DATASET:
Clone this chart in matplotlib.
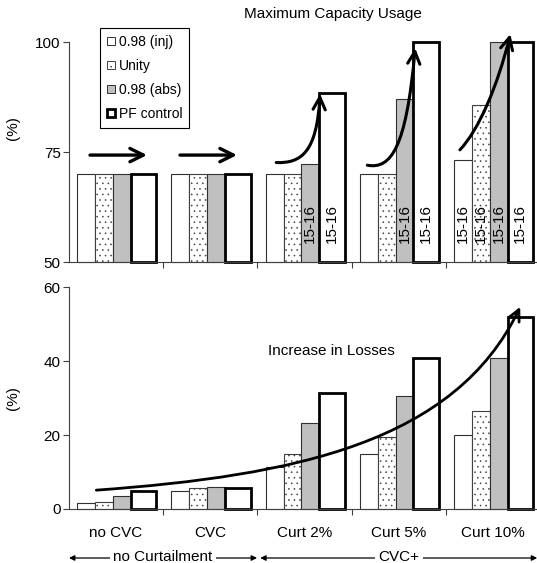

...

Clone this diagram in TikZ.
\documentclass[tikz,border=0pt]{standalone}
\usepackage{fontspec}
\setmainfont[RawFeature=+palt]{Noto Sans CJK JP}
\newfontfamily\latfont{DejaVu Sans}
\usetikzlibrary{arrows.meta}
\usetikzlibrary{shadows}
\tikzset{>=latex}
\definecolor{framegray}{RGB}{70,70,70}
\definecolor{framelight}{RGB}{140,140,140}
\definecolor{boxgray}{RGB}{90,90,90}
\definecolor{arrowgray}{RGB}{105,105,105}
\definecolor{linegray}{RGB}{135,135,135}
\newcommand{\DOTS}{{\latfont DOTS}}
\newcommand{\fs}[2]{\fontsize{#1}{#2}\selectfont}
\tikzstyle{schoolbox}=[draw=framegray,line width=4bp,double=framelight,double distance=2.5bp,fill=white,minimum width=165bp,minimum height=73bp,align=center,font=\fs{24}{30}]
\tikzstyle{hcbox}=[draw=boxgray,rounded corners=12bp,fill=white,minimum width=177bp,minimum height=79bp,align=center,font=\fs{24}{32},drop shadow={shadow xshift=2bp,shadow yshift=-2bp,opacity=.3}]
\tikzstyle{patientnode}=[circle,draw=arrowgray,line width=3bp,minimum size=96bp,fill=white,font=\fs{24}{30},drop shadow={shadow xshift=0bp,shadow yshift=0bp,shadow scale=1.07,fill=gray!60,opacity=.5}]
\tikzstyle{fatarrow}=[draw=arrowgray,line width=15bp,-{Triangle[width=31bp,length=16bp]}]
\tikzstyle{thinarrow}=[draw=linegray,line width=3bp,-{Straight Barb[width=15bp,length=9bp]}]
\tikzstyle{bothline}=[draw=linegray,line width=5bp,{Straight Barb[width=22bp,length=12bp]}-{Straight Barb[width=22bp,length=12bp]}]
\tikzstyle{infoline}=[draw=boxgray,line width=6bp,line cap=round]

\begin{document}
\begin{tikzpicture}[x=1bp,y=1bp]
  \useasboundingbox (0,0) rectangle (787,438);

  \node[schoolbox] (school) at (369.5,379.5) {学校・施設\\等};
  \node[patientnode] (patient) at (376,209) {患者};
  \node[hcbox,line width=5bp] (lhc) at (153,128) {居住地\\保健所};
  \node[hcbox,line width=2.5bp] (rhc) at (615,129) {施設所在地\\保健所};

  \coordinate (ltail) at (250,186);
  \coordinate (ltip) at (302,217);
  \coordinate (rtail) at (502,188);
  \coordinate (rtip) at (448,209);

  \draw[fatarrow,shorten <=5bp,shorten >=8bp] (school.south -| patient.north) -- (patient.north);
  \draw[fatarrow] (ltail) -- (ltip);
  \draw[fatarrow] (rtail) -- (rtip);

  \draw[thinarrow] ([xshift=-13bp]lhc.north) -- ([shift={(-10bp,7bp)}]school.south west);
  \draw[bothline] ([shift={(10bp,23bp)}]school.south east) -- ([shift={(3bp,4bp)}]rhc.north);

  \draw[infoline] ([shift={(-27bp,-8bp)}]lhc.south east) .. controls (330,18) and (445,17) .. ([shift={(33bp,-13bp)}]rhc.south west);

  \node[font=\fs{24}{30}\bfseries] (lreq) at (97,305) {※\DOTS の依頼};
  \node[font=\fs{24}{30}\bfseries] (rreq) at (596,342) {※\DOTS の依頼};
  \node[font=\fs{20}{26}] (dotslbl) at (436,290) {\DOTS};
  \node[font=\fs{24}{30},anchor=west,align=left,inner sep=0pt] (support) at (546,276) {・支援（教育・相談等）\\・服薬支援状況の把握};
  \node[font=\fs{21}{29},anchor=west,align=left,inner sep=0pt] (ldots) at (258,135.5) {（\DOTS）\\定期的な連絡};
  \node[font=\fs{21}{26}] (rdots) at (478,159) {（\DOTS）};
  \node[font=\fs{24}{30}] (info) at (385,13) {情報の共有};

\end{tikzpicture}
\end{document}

--

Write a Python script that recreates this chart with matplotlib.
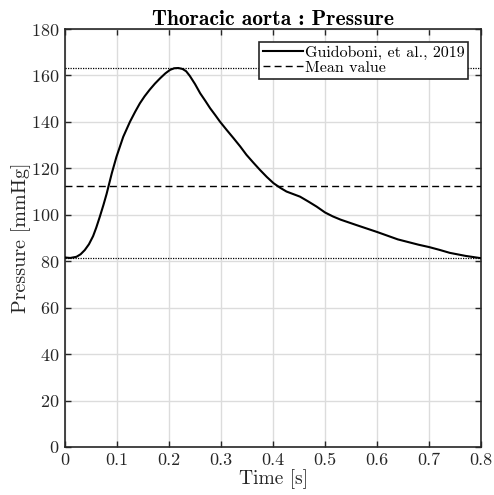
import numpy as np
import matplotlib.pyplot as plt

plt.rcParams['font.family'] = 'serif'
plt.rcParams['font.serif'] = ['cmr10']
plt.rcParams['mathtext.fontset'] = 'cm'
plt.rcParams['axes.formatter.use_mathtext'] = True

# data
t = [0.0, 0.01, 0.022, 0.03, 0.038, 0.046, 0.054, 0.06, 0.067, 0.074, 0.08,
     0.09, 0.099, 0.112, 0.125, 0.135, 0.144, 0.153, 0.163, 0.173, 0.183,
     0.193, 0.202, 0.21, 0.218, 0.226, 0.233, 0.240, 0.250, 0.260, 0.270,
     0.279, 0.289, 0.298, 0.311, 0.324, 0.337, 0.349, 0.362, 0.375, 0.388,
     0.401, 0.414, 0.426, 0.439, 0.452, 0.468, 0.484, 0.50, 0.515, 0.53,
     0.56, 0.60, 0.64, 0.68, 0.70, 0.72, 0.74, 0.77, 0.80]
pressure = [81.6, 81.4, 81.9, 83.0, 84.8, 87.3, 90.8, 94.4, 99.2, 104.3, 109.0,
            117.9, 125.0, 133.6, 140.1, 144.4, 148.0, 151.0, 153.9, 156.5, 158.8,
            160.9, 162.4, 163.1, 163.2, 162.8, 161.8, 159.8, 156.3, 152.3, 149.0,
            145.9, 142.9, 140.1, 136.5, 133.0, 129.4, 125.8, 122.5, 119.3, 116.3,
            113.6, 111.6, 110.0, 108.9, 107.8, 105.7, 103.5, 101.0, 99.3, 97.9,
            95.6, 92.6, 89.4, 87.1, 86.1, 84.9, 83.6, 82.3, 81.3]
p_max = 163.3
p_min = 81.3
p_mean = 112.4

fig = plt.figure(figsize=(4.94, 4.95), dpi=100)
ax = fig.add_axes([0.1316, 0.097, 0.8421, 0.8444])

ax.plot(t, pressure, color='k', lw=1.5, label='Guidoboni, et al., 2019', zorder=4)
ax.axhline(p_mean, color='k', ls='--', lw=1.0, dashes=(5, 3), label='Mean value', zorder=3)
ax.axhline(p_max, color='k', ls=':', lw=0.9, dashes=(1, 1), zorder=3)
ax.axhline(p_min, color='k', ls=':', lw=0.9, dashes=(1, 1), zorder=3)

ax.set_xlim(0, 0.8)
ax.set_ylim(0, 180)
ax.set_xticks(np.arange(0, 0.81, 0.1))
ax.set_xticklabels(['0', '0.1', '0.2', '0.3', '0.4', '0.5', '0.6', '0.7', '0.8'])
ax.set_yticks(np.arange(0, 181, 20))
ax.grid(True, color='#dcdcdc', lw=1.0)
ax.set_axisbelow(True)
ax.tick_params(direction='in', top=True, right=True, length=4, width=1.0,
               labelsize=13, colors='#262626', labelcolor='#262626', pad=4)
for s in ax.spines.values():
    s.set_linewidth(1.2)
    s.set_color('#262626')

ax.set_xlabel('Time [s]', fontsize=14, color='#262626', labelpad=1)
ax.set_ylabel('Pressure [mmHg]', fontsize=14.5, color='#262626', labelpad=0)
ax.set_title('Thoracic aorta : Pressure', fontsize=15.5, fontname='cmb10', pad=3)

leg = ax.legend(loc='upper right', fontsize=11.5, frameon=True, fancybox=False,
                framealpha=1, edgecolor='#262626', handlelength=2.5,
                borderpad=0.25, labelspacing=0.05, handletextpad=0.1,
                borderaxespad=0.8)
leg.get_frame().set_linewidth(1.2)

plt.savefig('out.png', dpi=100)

WHAT TO DO:
Reproduce exactly the run of lines beginning with the one that contains "Write a Python" and ending with the one that contains "plt.rcParams['axes.formatter.use_mathtext'] = True". Do not include pictures.

WORKED SOLUTION:
Write a Python script that recreates this chart with matplotlib.
import numpy as np
import matplotlib.pyplot as plt

plt.rcParams['font.family'] = 'serif'
plt.rcParams['font.serif'] = ['cmr10']
plt.rcParams['mathtext.fontset'] = 'cm'
plt.rcParams['axes.formatter.use_mathtext'] = True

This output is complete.